Exercise brief: Transcribe every line exactly. Leave the pictures behind.

-- begin Material for this task --

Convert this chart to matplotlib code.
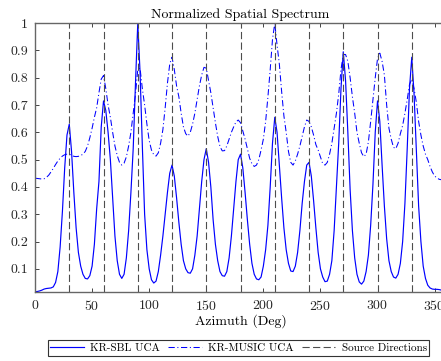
import numpy as np
import matplotlib
matplotlib.use('Agg')
import matplotlib.pyplot as plt
from matplotlib import ticker as mticker

plt.rcParams['font.family'] = 'cmr10'
plt.rcParams['axes.formatter.use_mathtext'] = True

# azimuth grid of the scan (deg)
azimuth = np.arange(0, 361, 2)

# true source directions (deg)
sources = [30, 60, 90, 120, 150, 180, 210, 240, 270, 300, 330]

# normalized spectrum, KR-SBL on the UCA
p_sbl = [
    0.016, 0.017, 0.019, 0.022, 0.026, 0.028, 0.029, 0.030, 0.034, 0.050,
    0.090, 0.180, 0.310, 0.470, 0.590, 0.630, 0.530, 0.380, 0.250, 0.160,
    0.110, 0.080, 0.065, 0.063, 0.075, 0.110, 0.190, 0.320, 0.420, 0.620,
    0.715, 0.680, 0.600, 0.500, 0.360, 0.220, 0.130, 0.080, 0.065, 0.080,
    0.140, 0.240, 0.380, 0.540, 0.780, 1.000, 0.820, 0.550, 0.300, 0.170,
    0.100, 0.060, 0.048, 0.055, 0.090, 0.150, 0.220, 0.300, 0.380, 0.450,
    0.480, 0.440, 0.360, 0.270, 0.190, 0.130, 0.100, 0.086, 0.084, 0.100,
    0.150, 0.220, 0.320, 0.420, 0.500, 0.540, 0.490, 0.400, 0.280, 0.190,
    0.130, 0.090, 0.075, 0.073, 0.090, 0.140, 0.220, 0.320, 0.420, 0.500,
    0.520, 0.470, 0.380, 0.280, 0.190, 0.120, 0.080, 0.063, 0.060, 0.070,
    0.110, 0.170, 0.260, 0.400, 0.560, 0.655, 0.600, 0.480, 0.360, 0.250,
    0.170, 0.120, 0.092, 0.090, 0.110, 0.160, 0.240, 0.340, 0.420, 0.480,
    0.490, 0.440, 0.350, 0.250, 0.160, 0.100, 0.070, 0.053, 0.055, 0.080,
    0.130, 0.240, 0.400, 0.560, 0.760, 0.895, 0.790, 0.600, 0.390, 0.240,
    0.140, 0.080, 0.052, 0.044, 0.055, 0.090, 0.150, 0.260, 0.410, 0.600,
    0.715, 0.640, 0.480, 0.330, 0.210, 0.130, 0.090, 0.070, 0.066, 0.080,
    0.120, 0.200, 0.340, 0.540, 0.760, 0.875, 0.740, 0.530, 0.330, 0.200,
    0.110, 0.065, 0.040, 0.030, 0.026, 0.025, 0.025, 0.024, 0.022, 0.020,
    0.018,
]

# normalized spectrum, KR-MUSIC on the UCA
p_music = [
    0.432, 0.431, 0.430, 0.429, 0.430, 0.435, 0.443, 0.455, 0.468, 0.482,
    0.495, 0.505, 0.513, 0.518, 0.520, 0.520, 0.516, 0.512, 0.511, 0.512,
    0.515, 0.520, 0.530, 0.550, 0.580, 0.615, 0.655, 0.690, 0.745, 0.795,
    0.808, 0.760, 0.700, 0.655, 0.600, 0.550, 0.515, 0.490, 0.480, 0.487,
    0.510, 0.550, 0.600, 0.670, 0.740, 0.830, 0.835, 0.760, 0.700, 0.630,
    0.570, 0.535, 0.518, 0.513, 0.525, 0.560, 0.610, 0.690, 0.780, 0.850,
    0.875, 0.830, 0.770, 0.730, 0.670, 0.620, 0.595, 0.586, 0.600, 0.630,
    0.670, 0.720, 0.770, 0.810, 0.838, 0.835, 0.790, 0.745, 0.690, 0.635,
    0.585, 0.548, 0.532, 0.533, 0.550, 0.575, 0.600, 0.620, 0.638, 0.645,
    0.635, 0.605, 0.575, 0.540, 0.505, 0.485, 0.475, 0.480, 0.500, 0.535,
    0.575, 0.640, 0.730, 0.830, 0.940, 1.000, 0.920, 0.850, 0.750, 0.660,
    0.600, 0.530, 0.490, 0.480, 0.495, 0.520, 0.550, 0.585, 0.620, 0.645,
    0.640, 0.620, 0.590, 0.555, 0.535, 0.510, 0.485, 0.480, 0.490, 0.520,
    0.560, 0.615, 0.670, 0.740, 0.830, 0.885, 0.885, 0.860, 0.800, 0.730,
    0.670, 0.600, 0.560, 0.525, 0.511, 0.520, 0.565, 0.640, 0.720, 0.800,
    0.870, 0.890, 0.860, 0.810, 0.700, 0.615, 0.575, 0.545, 0.540, 0.560,
    0.595, 0.625, 0.670, 0.720, 0.775, 0.795, 0.760, 0.710, 0.640, 0.590,
    0.550, 0.520, 0.500, 0.475, 0.455, 0.440, 0.433, 0.428, 0.426, 0.425,
    0.425,
]

xticks = [0, 50, 100, 150, 200, 250, 300, 350]
yticks = [0.1, 0.2, 0.3, 0.4, 0.5, 0.6, 0.7, 0.8, 0.9, 1.0]

fig = plt.figure(figsize=(4.41, 3.61), dpi=100)
ax = fig.add_axes([0.0794, 0.191, 0.932, 0.745])

l1, = ax.plot(azimuth, p_sbl, '-', color='b', lw=0.85, label='KR-SBL UCA')
l2, = ax.plot(azimuth, p_music, color='b', lw=0.75, ls=(0, (6, 2.5, 1, 2.5)),
              label='KR-MUSIC UCA')
src_lines = [ax.axvline(s, color='0.3', lw=0.8, ls=(0, (6.5, 3)))
             for s in sources]
l3 = src_lines[0]
l3.set_label('Source Directions')

ax.set_xlim(0, 360)
ax.set_ylim(0.015, 1.0)
ax.set_xticks(xticks)
ax.set_yticks(yticks)
ax.yaxis.set_major_formatter(mticker.FuncFormatter(lambda v, p: '{:g}'.format(v)))
ax.tick_params(which='both', direction='in', length=3, width=0.6,
               top=True, right=True, labelsize=10, colors='0.15', pad=5)
for sp in ax.spines.values():
    sp.set_color('0.4')
    sp.set_linewidth(1.0)

ax.set_title('Normalized Spatial Spectrum', fontsize=10, pad=4)
ax.set_xlabel('Azimuth (Deg)', fontsize=10, labelpad=1)

leg = fig.legend(handles=[l1, l2, l3], loc='center', ncol=3,
                 bbox_to_anchor=(0.541, 0.036), bbox_transform=fig.transFigure,
                 fontsize=8, frameon=True, fancybox=False, framealpha=1,
                 edgecolor='0.2', handlelength=3.05, handletextpad=0.55,
                 columnspacing=0.7, borderpad=0.25)
leg.get_frame().set_linewidth(0.8)

fig.savefig('out.png', dpi=100)
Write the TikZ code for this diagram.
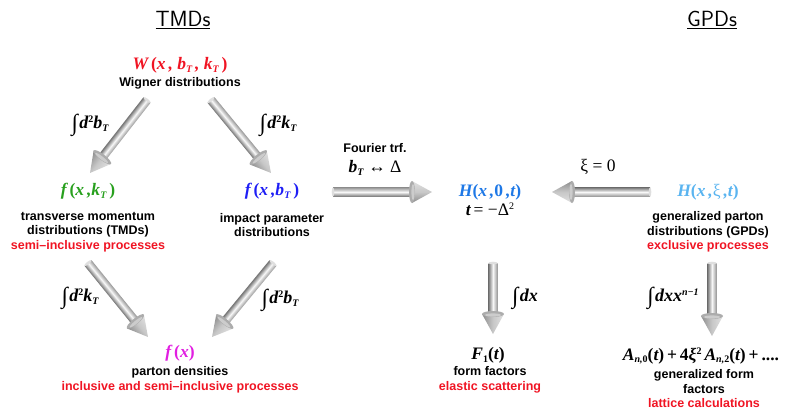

-- end Material for this task --

Exercise response:
Convert this chart to matplotlib code.
import numpy as np
import matplotlib
matplotlib.use('Agg')
import matplotlib.pyplot as plt
from matplotlib import ticker as mticker

plt.rcParams['font.family'] = 'cmr10'
plt.rcParams['axes.formatter.use_mathtext'] = True

# azimuth grid of the scan (deg)
azimuth = np.arange(0, 361, 2)

# true source directions (deg)
sources = [30, 60, 90, 120, 150, 180, 210, 240, 270, 300, 330]

# normalized spectrum, KR-SBL on the UCA
p_sbl = [
    0.016, 0.017, 0.019, 0.022, 0.026, 0.028, 0.029, 0.030, 0.034, 0.050,
    0.090, 0.180, 0.310, 0.470, 0.590, 0.630, 0.530, 0.380, 0.250, 0.160,
    0.110, 0.080, 0.065, 0.063, 0.075, 0.110, 0.190, 0.320, 0.420, 0.620,
    0.715, 0.680, 0.600, 0.500, 0.360, 0.220, 0.130, 0.080, 0.065, 0.080,
    0.140, 0.240, 0.380, 0.540, 0.780, 1.000, 0.820, 0.550, 0.300, 0.170,
    0.100, 0.060, 0.048, 0.055, 0.090, 0.150, 0.220, 0.300, 0.380, 0.450,
    0.480, 0.440, 0.360, 0.270, 0.190, 0.130, 0.100, 0.086, 0.084, 0.100,
    0.150, 0.220, 0.320, 0.420, 0.500, 0.540, 0.490, 0.400, 0.280, 0.190,
    0.130, 0.090, 0.075, 0.073, 0.090, 0.140, 0.220, 0.320, 0.420, 0.500,
    0.520, 0.470, 0.380, 0.280, 0.190, 0.120, 0.080, 0.063, 0.060, 0.070,
    0.110, 0.170, 0.260, 0.400, 0.560, 0.655, 0.600, 0.480, 0.360, 0.250,
    0.170, 0.120, 0.092, 0.090, 0.110, 0.160, 0.240, 0.340, 0.420, 0.480,
    0.490, 0.440, 0.350, 0.250, 0.160, 0.100, 0.070, 0.053, 0.055, 0.080,
    0.130, 0.240, 0.400, 0.560, 0.760, 0.895, 0.790, 0.600, 0.390, 0.240,
    0.140, 0.080, 0.052, 0.044, 0.055, 0.090, 0.150, 0.260, 0.410, 0.600,
    0.715, 0.640, 0.480, 0.330, 0.210, 0.130, 0.090, 0.070, 0.066, 0.080,
    0.120, 0.200, 0.340, 0.540, 0.760, 0.875, 0.740, 0.530, 0.330, 0.200,
    0.110, 0.065, 0.040, 0.030, 0.026, 0.025, 0.025, 0.024, 0.022, 0.020,
    0.018,
]

# normalized spectrum, KR-MUSIC on the UCA
p_music = [
    0.432, 0.431, 0.430, 0.429, 0.430, 0.435, 0.443, 0.455, 0.468, 0.482,
    0.495, 0.505, 0.513, 0.518, 0.520, 0.520, 0.516, 0.512, 0.511, 0.512,
    0.515, 0.520, 0.530, 0.550, 0.580, 0.615, 0.655, 0.690, 0.745, 0.795,
    0.808, 0.760, 0.700, 0.655, 0.600, 0.550, 0.515, 0.490, 0.480, 0.487,
    0.510, 0.550, 0.600, 0.670, 0.740, 0.830, 0.835, 0.760, 0.700, 0.630,
    0.570, 0.535, 0.518, 0.513, 0.525, 0.560, 0.610, 0.690, 0.780, 0.850,
    0.875, 0.830, 0.770, 0.730, 0.670, 0.620, 0.595, 0.586, 0.600, 0.630,
    0.670, 0.720, 0.770, 0.810, 0.838, 0.835, 0.790, 0.745, 0.690, 0.635,
    0.585, 0.548, 0.532, 0.533, 0.550, 0.575, 0.600, 0.620, 0.638, 0.645,
    0.635, 0.605, 0.575, 0.540, 0.505, 0.485, 0.475, 0.480, 0.500, 0.535,
    0.575, 0.640, 0.730, 0.830, 0.940, 1.000, 0.920, 0.850, 0.750, 0.660,
    0.600, 0.530, 0.490, 0.480, 0.495, 0.520, 0.550, 0.585, 0.620, 0.645,
    0.640, 0.620, 0.590, 0.555, 0.535, 0.510, 0.485, 0.480, 0.490, 0.520,
    0.560, 0.615, 0.670, 0.740, 0.830, 0.885, 0.885, 0.860, 0.800, 0.730,
    0.670, 0.600, 0.560, 0.525, 0.511, 0.520, 0.565, 0.640, 0.720, 0.800,
    0.870, 0.890, 0.860, 0.810, 0.700, 0.615, 0.575, 0.545, 0.540, 0.560,
    0.595, 0.625, 0.670, 0.720, 0.775, 0.795, 0.760, 0.710, 0.640, 0.590,
    0.550, 0.520, 0.500, 0.475, 0.455, 0.440, 0.433, 0.428, 0.426, 0.425,
    0.425,
]

xticks = [0, 50, 100, 150, 200, 250, 300, 350]
yticks = [0.1, 0.2, 0.3, 0.4, 0.5, 0.6, 0.7, 0.8, 0.9, 1.0]

fig = plt.figure(figsize=(4.41, 3.61), dpi=100)
ax = fig.add_axes([0.0794, 0.191, 0.932, 0.745])

l1, = ax.plot(azimuth, p_sbl, '-', color='b', lw=0.85, label='KR-SBL UCA')
l2, = ax.plot(azimuth, p_music, color='b', lw=0.75, ls=(0, (6, 2.5, 1, 2.5)),
              label='KR-MUSIC UCA')
src_lines = [ax.axvline(s, color='0.3', lw=0.8, ls=(0, (6.5, 3)))
             for s in sources]
l3 = src_lines[0]
l3.set_label('Source Directions')

ax.set_xlim(0, 360)
ax.set_ylim(0.015, 1.0)
ax.set_xticks(xticks)
ax.set_yticks(yticks)
ax.yaxis.set_major_formatter(mticker.FuncFormatter(lambda v, p: '{:g}'.format(v)))
ax.tick_params(which='both', direction='in', length=3, width=0.6,
               top=True, right=True, labelsize=10, colors='0.15', pad=5)
for sp in ax.spines.values():
    sp.set_color('0.4')
    sp.set_linewidth(1.0)

ax.set_title('Normalized Spatial Spectrum', fontsize=10, pad=4)
ax.set_xlabel('Azimuth (Deg)', fontsize=10, labelpad=1)

leg = fig.legend(handles=[l1, l2, l3], loc='center', ncol=3,
                 bbox_to_anchor=(0.541, 0.036), bbox_transform=fig.transFigure,
                 fontsize=8, frameon=True, fancybox=False, framealpha=1,
                 edgecolor='0.2', handlelength=3.05, handletextpad=0.55,
                 columnspacing=0.7, borderpad=0.25)
leg.get_frame().set_linewidth(0.8)

fig.savefig('out.png', dpi=100)
Write the TikZ code for this diagram.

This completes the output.